This project was inspired by various globally-reported mass shootings in the US. In particular, I was intrigued that there was no fixed definition of what constitues a mass shooting. The FBI defined as a mass killing as four or more victims, Congress voted to define it as three or more killings and various US media organisations tended to use four as the cut-off point, although some went higher. In addition to the cognitive dissonance arising from setting the bar for mass shootings at four victimes, it was surprising that no-one could agree on what a mass shooting was, given the reported scale of the problem. I also thought it was odd that the shooting or death of the perpetrator was not considered in any of the definitions.
For this project, I analysed a dataset of gun violence incidents between 2013 and 2018, collected by the Gun Violence Archive and available on Kaggle. I was interested to find out how the number of mass shootings changed depending on the definition of mass shooting.
The code, written in R, can be viewed at: USgunviolence.r
The full findings, with charts, are outlined in my blog post, The bar for mass shootings in the US is ridiculously low
The project can be broken down into the stages below. In the code, this is indicated by commented headings
After reading a dataset in CSV/Excel format, the number of gun violence incidents (number of rows) and the number of deaths and non-fatal injuries (sum of the particular columns) was calculated.

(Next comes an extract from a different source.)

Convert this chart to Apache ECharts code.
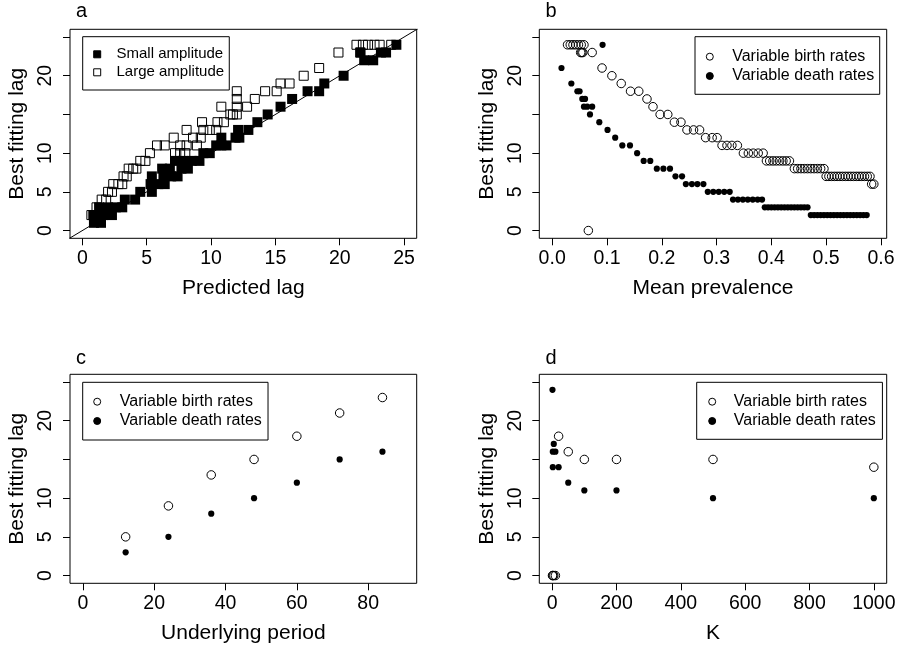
<!DOCTYPE html>
<html><head><meta charset="utf-8">
<script src="https://cdn.jsdelivr.net/npm/echarts@6/dist/echarts.min.js"></script>
<style>html,body{margin:0;padding:0;background:#fff}#c{width:905px;height:645px}</style>
</head><body><div id="c"></div>
<script>
const FONT = '"Liberation Sans", Arial, Helvetica, sans-serif';
const panelLetters = ['a', 'b', 'c', 'd'];
const xNames = ['Predicted lag', 'Mean prevalence', 'Underlying period', 'K'];
const yName = 'Best fitting lag';
const lagTicks = [0, 5, 10, 15, 20, 25];
const lagLabels = [0, 5, 10, 20];
const xTicksA = [0, 5, 10, 15, 20, 25];
const xTicksB = [0, 0.1, 0.2, 0.3, 0.4, 0.5, 0.6];
const xTicksC = [0, 20, 40, 60, 80];
const xTicksD = [0, 200, 400, 600, 800, 1000];
const legendA = ['Small amplitude', 'Large amplitude'];
const legendBCD = ['Variable birth rates', 'Variable death rates'];

// Panel a: [predicted lag, best fitting lag]
const smallAmplitude = [
  [0.9,1],[1.45,1],
  [0.85,2],[1.6,2],[2.3,2],
  [1.3,3],[2.0,3],[2.6,3],[3.1,3],
  [3.3,4],[4.1,4],
  [4.5,5],[5.4,5],
  [5.3,6],[5.9,6],[6.4,6],
  [5.4,7],[6.3,7],[6.9,7],[7.4,7],
  [6.2,8],[6.8,8],[7.7,8],[8.2,8],
  [7.2,9],[7.8,9],[8.5,9],[9.1,9],
  [9.4,10],[9.9,10],
  [10.4,11],[10.8,11],[11.2,11],
  [10.8,12],[11.9,12],[12.2,12],
  [12.1,13],[12.9,13],
  [13.6,14],
  [14.4,15],
  [15.4,16],
  [16.3,17],
  [17.5,18],[18.4,18],
  [18.8,19],
  [20.3,20],
  [21.9,22],[22.6,22],
  [21.6,23],[23.2,23],[23.6,23],
  [24.4,24]
];
const largeAmplitude = [
  [0.7,2],[1.1,3],[1.5,4],[1.85,4],[2.0,5],[2.3,5],[2.4,6],[2.8,6],[3.1,6],
  [3.2,7],[3.45,7],[3.6,8],[3.95,8],[4.2,8],[4.5,9],[4.9,9],
  [5.25,10],[7.2,10],[7.6,10],[8.0,10],
  [5.8,11],[6.4,11],[7.6,11],[8.1,11],[8.9,11],
  [7.1,12],[8.6,12],[9.2,12],
  [8.1,13],[9.4,13],[9.9,13],[10.4,13],
  [9.3,14],[10.5,14],[11.0,14],
  [11.5,15],[11.7,15],[12.0,15],
  [10.8,16],[12.0,16],[12.8,16],
  [12.0,17],[13.4,17],
  [12.0,18],[14.2,18],[15.1,18],
  [15.4,19],[16.1,19],
  [17.2,20],[18.4,21],
  [19.9,23],[21.6,23],
  [21.3,24],[21.8,24],[22.2,24],[22.7,24],[23.1,24],[24.0,24],[26.0,24]
];
const identityLine = [[-2,-2],[28,28]];

// Panel b: [mean prevalence, best fitting lag]
const prevalenceBirth = [
  [0.028,24],[0.033,24],[0.038,24],[0.043,24],[0.048,24],[0.053,24],[0.058,24],
  [0.052,23],[0.054,23],[0.056,23],[0.073,23],
  [0.066,0],
  [0.091,21],[0.109,20],[0.126,19],[0.143,18],[0.158,18],[0.173,17],[0.184,16],
  [0.197,15],[0.211,15],[0.223,14],[0.235,14],
  [0.246,13],[0.258,13],[0.269,13],
  [0.28,12],[0.292,12],[0.301,12],
  [0.31,11],[0.319,11],[0.328,11],[0.338,11],
  [0.349,10],[0.358,10],[0.367,10],[0.376,10],[0.385,10],
  [0.391,9],[0.397,9],[0.403,9],[0.409,9],[0.415,9],[0.421,9],[0.427,9],[0.433,9],
  [0.442,8],[0.448,8],[0.454,8],[0.46,8],[0.466,8],[0.472,8],[0.478,8],[0.484,8],[0.49,8],[0.496,8],
  [0.5,7],[0.505,7],[0.51,7],[0.515,7],[0.52,7],[0.525,7],[0.53,7],[0.535,7],[0.54,7],
  [0.545,7],[0.55,7],[0.555,7],[0.56,7],[0.565,7],[0.57,7],[0.575,7],[0.58,7],
  [0.583,6],[0.587,6]
];
const prevalenceDeath = [
  [0.017,21],[0.092,24],[0.035,19],[0.046,18],[0.05,18],[0.055,17],[0.06,17],
  [0.058,16],[0.064,16],[0.073,16],[0.069,15],[0.086,14],[0.101,13],[0.115,12],
  [0.128,11],[0.142,11],[0.155,10],[0.167,9],[0.179,9],
  [0.191,8],[0.203,8],[0.215,8],[0.225,7],[0.237,7],
  [0.244,6],[0.255,6],[0.265,6],[0.276,6],
  [0.284,5],[0.294,5],[0.304,5],[0.314,5],[0.324,5],
  [0.33,4],[0.339,4],[0.348,4],[0.357,4],[0.366,4],[0.375,4],[0.383,4],
  [0.388,3],[0.394,3],[0.4,3],[0.406,3],[0.412,3],[0.418,3],[0.424,3],
  [0.43,3],[0.436,3],[0.442,3],[0.448,3],[0.454,3],[0.46,3],[0.466,3],
  [0.472,2],[0.478,2],[0.484,2],[0.49,2],[0.496,2],[0.502,2],[0.508,2],[0.514,2],[0.52,2],
  [0.526,2],[0.532,2],[0.538,2],[0.544,2],[0.55,2],[0.556,2],[0.562,2],[0.568,2],[0.574,2]
];

// Panel c
const periodValues = [12, 24, 36, 48, 60, 72, 84];
const periodBirth = [5, 9, 13, 15, 18, 21, 23];
const periodDeath = [3, 5, 8, 10, 12, 15, 16];

// Panel d: [K, best fitting lag]
const kBirth = [[1,0],[2,0],[5,0],[10,0],[20,18],[50,16],[100,15],[200,15],[500,15],[1000,14]];
const kDeath = [[1,24],[5,17],[2,16],[10,16],[2,14],[20,14],[50,12],[100,11],[200,11],[500,10],[1000,10]];

const boxes = [
  {left: 70, top: 29.3, width: 346.7, height: 209},
  {left: 539.3, top: 29.3, width: 347.4, height: 209},
  {left: 70, top: 374.3, width: 346.7, height: 209},
  {left: 539.3, top: 374.3, width: 347.4, height: 209}
];
const xRanges = [[-0.96, 25.98], [-0.0235, 0.6105], [-3.6, 93.6], [-40, 1040]];
const xTicks = [xTicksA, xTicksB, xTicksC, xTicksD];
const xFormat = [v => String(v), v => v.toFixed(1), v => String(v), v => String(v)];

const txt = (size) => ({fontFamily: FONT, fontSize: size, color: '#000', fontWeight: 'normal'});

const grid = boxes.map(b => Object.assign({show: true, borderColor: '#000', borderWidth: 1,
  backgroundColor: 'transparent', containLabel: false, outerBoundsMode: 'none'}, b));

const xAxis = boxes.map((b, i) => ({
  type: 'value', gridIndex: i, min: xRanges[i][0], max: xRanges[i][1],
  name: xNames[i], nameLocation: 'middle', nameGap: 39, nameTextStyle: txt(21),
  axisLine: {show: false, onZero: false}, splitLine: {show: false},
  axisTick: {show: true, inside: false, length: 7, customValues: xTicks[i], lineStyle: {color: '#000', width: 1}},
  axisLabel: Object.assign({customValues: xTicks[i], margin: 10, formatter: xFormat[i],
    showMinLabel: true, showMaxLabel: true, hideOverlap: false}, txt(19.5))
}));

const yAxis = boxes.map((b, i) => ({
  type: 'value', gridIndex: i, min: -1, max: 26,
  name: yName, nameLocation: 'middle', nameGap: 42, nameTextStyle: txt(21),
  axisLine: {show: false, onZero: false}, splitLine: {show: false},
  axisTick: {show: true, inside: false, length: 7, customValues: lagTicks, lineStyle: {color: '#000', width: 1}},
  axisLabel: Object.assign({customValues: lagLabels, rotate: 90, margin: 14,
    showMinLabel: true, showMaxLabel: true, hideOverlap: false}, txt(19.5))
}));

const openStyle = {color: 'rgba(0,0,0,0)', borderColor: '#000', borderWidth: 1, opacity: 1};
const fillStyle = {color: '#000', borderColor: '#000', borderWidth: 0, opacity: 1};

const series = [
  {type: 'line', name: 'y = x', xAxisIndex: 0, yAxisIndex: 0, data: identityLine,
   showSymbol: false, symbol: 'none', clip: true, silent: true,
   lineStyle: {color: '#000', width: 1}, z: 1},
  {type: 'scatter', name: legendA[0], xAxisIndex: 0, yAxisIndex: 0, data: smallAmplitude,
   symbol: 'rect', symbolSize: 10, itemStyle: fillStyle, z: 2},
  {type: 'scatter', name: legendA[1], xAxisIndex: 0, yAxisIndex: 0, data: largeAmplitude,
   symbol: 'rect', symbolSize: 9, itemStyle: openStyle, z: 3},
  {type: 'scatter', name: legendBCD[0], xAxisIndex: 1, yAxisIndex: 1, data: prevalenceBirth,
   symbol: 'circle', symbolSize: 8.5, itemStyle: openStyle, z: 2},
  {type: 'scatter', name: legendBCD[1], xAxisIndex: 1, yAxisIndex: 1, data: prevalenceDeath,
   symbol: 'circle', symbolSize: 6.2, itemStyle: fillStyle, z: 3},
  {type: 'scatter', name: legendBCD[0], xAxisIndex: 2, yAxisIndex: 2,
   data: periodValues.map((p, k) => [p, periodBirth[k]]),
   symbol: 'circle', symbolSize: 8.5, itemStyle: openStyle, z: 2},
  {type: 'scatter', name: legendBCD[1], xAxisIndex: 2, yAxisIndex: 2,
   data: periodValues.map((p, k) => [p, periodDeath[k]]),
   symbol: 'circle', symbolSize: 6.2, itemStyle: fillStyle, z: 3},
  {type: 'scatter', name: legendBCD[0], xAxisIndex: 3, yAxisIndex: 3, data: kBirth,
   symbol: 'circle', symbolSize: 8.5, itemStyle: openStyle, z: 2},
  {type: 'scatter', name: legendBCD[1], xAxisIndex: 3, yAxisIndex: 3, data: kDeath,
   symbol: 'circle', symbolSize: 6.2, itemStyle: fillStyle, z: 3}
];

function legendCfg(names, left, top, pad, textPad, size, lineH, gap) {
  return {
    show: true, orient: 'vertical', left: left, top: top, data: names,
    padding: pad, itemGap: gap, itemWidth: 7, itemHeight: 7,
    borderColor: '#000', borderWidth: 1, backgroundColor: '#fff',
    selectedMode: false,
    itemStyle: {borderWidth: 1, borderColor: '#000', opacity: 1},
    textStyle: Object.assign({padding: [0, 0, 0, textPad], lineHeight: lineH}, txt(size))
  };
}

const legend = [
  legendCfg(legendA, 82.7, 36.7, [10.1, 5.2, 10.2, 10.5], 10.8, 15, 15, 3),
  legendCfg(legendBCD, 695, 36.7, [12, 5.5, 10.3, 10.8], 13.9, 16, 16, 3.3),
  legendCfg(legendBCD, 82.7, 382.3, [11.4, 6.2, 11, 10.5], 14.1, 16, 16, 3.3),
  legendCfg(legendBCD, 696.7, 382.3, [11.4, 6.6, 10.3, 11.5], 13.1, 16, 16, 3.3)
];

const titlePos = [[76, 1], [545.5, 1], [76, 348], [545.5, 348]];
const title = panelLetters.map((t, i) => ({
  text: t, left: titlePos[i][0], top: titlePos[i][1], padding: 0,
  textStyle: txt(20)
}));

const chart = echarts.init(document.getElementById('c'), null, {renderer: 'canvas'});
chart.setOption({
  animation: false, backgroundColor: '#fff',
  title, legend, grid, xAxis, yAxis, series
});
</script></body></html>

The first task was to calculate the average number of deaths and injuries per shooting. The mean returned a value between 0 and 1, which did not appear be particular helpful at first. So the mode was calculated to find out the number of times that there were x deaths and injuries in a shooting and a chart was plotted. From this, it could be seen that the most frequent outcome for a gun violence incident was 1 death or injury, followed by 0 deaths or injuries. This explained the value of the mean.

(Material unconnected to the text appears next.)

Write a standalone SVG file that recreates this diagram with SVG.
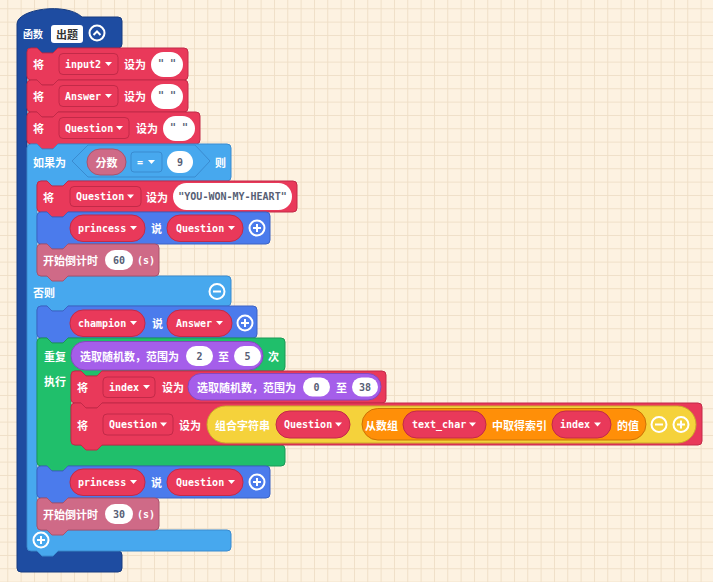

In order to calculate the mode using R, the relevant column was converted into a table and then sorted by number of incidents in ascending order. The mode was the last entry in the sorted table.

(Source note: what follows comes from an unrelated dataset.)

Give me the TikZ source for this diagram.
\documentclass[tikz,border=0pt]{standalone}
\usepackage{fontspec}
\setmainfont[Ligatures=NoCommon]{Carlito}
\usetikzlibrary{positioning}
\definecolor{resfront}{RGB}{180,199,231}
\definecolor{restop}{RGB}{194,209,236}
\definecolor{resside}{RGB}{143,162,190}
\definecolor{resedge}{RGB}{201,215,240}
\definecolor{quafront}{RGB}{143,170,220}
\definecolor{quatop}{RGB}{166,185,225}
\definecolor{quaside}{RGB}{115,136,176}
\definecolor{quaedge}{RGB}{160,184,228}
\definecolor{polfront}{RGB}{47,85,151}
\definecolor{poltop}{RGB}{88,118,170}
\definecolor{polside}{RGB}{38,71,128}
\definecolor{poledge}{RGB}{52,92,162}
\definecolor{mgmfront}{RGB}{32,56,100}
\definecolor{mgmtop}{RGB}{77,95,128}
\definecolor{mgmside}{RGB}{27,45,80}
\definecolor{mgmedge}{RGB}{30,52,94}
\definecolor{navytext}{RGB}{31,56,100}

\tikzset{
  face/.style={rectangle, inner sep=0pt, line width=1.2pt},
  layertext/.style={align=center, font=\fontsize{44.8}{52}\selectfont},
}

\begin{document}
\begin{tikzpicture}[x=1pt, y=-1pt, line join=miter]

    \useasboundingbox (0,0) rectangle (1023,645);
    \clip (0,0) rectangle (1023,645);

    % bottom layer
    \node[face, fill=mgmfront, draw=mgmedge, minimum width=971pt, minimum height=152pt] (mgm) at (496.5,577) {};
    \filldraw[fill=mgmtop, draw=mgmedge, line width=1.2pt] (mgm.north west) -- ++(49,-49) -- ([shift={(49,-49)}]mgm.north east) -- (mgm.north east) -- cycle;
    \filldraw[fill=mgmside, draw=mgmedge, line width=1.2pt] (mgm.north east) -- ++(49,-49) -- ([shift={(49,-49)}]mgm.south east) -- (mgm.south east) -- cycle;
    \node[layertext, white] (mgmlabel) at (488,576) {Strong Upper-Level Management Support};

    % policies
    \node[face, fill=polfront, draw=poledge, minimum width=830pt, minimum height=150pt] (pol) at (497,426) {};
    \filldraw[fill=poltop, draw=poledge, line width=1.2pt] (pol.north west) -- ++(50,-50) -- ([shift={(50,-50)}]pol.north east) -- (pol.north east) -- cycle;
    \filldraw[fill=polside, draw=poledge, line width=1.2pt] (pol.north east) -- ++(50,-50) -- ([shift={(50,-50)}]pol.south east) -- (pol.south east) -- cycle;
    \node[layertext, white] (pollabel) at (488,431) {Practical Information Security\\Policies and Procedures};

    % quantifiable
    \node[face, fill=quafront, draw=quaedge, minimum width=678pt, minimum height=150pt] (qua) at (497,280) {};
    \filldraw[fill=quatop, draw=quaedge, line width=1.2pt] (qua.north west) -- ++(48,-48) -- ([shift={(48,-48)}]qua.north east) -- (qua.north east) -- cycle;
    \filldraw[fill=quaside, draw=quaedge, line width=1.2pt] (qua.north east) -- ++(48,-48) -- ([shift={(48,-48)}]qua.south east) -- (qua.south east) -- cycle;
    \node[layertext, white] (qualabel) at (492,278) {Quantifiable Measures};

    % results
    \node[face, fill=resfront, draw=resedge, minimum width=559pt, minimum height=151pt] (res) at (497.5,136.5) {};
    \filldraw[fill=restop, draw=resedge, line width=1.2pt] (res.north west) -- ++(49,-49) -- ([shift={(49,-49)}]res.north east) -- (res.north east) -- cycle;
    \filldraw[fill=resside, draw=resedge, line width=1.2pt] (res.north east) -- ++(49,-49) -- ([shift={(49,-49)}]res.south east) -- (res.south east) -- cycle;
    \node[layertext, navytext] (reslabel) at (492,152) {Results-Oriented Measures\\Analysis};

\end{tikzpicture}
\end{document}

Using the table of modes created above, it was possible to calculate the number of mass shootings, using 3, 4 and 5 as the cut-off point, by calculating the sum of the frequency of modes for a subset of the whole table. Then, using iteration, it was possible to create a list for the number of mass shootings using i as the cut-off point, where i is the number of deaths and injuries starting with 3.
The list was plotted on a chart to show graphically how the different definitions affected the number of mass shootings. It can be seen that there is a big difference in the number of mass shootings between using a cut-off point of 3 and cut-off point of 4. There is also a smaller but still significant difference between using a cut-off point of 4 versus 5. Really, the difference in definition starts to matter less and less once you use a cut-off point that is larger than five, i.e. at least six.
The problem was that there was no obvious way, from an visual examinsation of the list of sum of modes, of picking a cut-off point that did not seem arbitrary. Statistically speaking, the most sensible approach was to find the average of the list of sum of modes. Depending on whether one used the median or the mean, the most reasonable cut-off point was either 15 (mean) or 20 (median). Given the variability in the number of deaths and injuries, I decided to use the median.
In other words, I judged that the most reasonable definition for mass shooting was 20 deaths or injuries.
Using the above adjusted definition, I was then able to go iterate through the original dataset to identify where and when were the gun violence incidents that met this criteria. In my definition, there were only 19 mass shootings between 2013 and 2018.
Whilst it is not possible to say that my method for defining what constitutes a mass shooting is more accurate, the data does show that how one defines a mass shooting does affect the number of gun violence incidents that become categorised as mass shootings. There is an argument to be made that how US Congress and the FBI defines mass shooting is too low.